Effectively addressing missing values in data imputation is pivotal, particularly for intricate datasets. This study delves into the full information maximum likelihood (FIML) optimized self-attention (FOSA) framework, an innovative approach that amalgamates the strengths of FIML estimation with the capabilities of self-attention neural networks. Our methodology begins with an initial estimation of missing values via FIML, which is subsequently refined by leveraging the self-attention mechanism. Our comprehensive experiments on both simulated and real-world datasets underscore the pronounced advantages of FOSA over traditional FIML techniques, including encapsulating facets of accuracy, computational efficiency, and adaptability to diverse data structures. Intriguingly, even in cases where the structural equation model can be misspecified, leading to sub-optimal FIML estimates, the robust architecture of the FOSA self-attention component adeptly rectifies and optimizes the imputation outcomes. Our empirical tests reveal that FOSA consistently delivers commendable predictions even for approximately 40% random missingness, highlighting its robustness and potential for wide-scale applications in data imputation.
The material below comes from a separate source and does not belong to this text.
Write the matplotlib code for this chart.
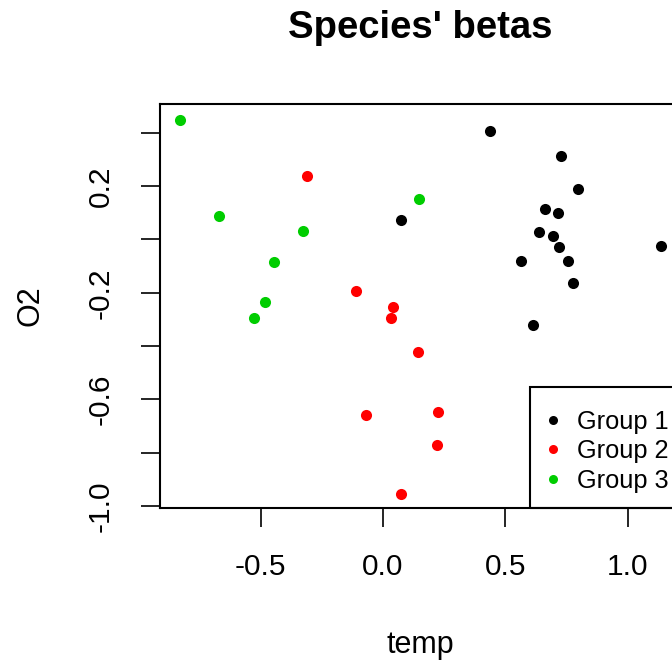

翻译：有效处理数据填补中的缺失值至关重要，尤其对于复杂数据集而言。本研究深入探讨了全信息最大似然优化自注意力框架——一种融合全信息最大似然估计优势与自注意力神经网络能力的新型方法。该方法首先通过全信息最大似然对缺失值进行初始估计，随后利用自注意力机制加以细化。我们在模拟数据集和真实数据集上开展的全面实验表明，FOSA相较于传统全信息最大似然方法具有显著优势，涵盖精度、计算效率及对不同数据结构适应性等多个方面。有趣的是，即使结构方程模型设定存在偏差导致全信息最大似然估计结果欠优，FOSA自注意力组件的稳健架构仍能有效修正并优化填补结果。实证测试表明，即使面对约40%的随机缺失数据，FOSA仍能持续输出可靠的预测结果，凸显了其在数据填补领域的高度稳健性与广泛应用潜力。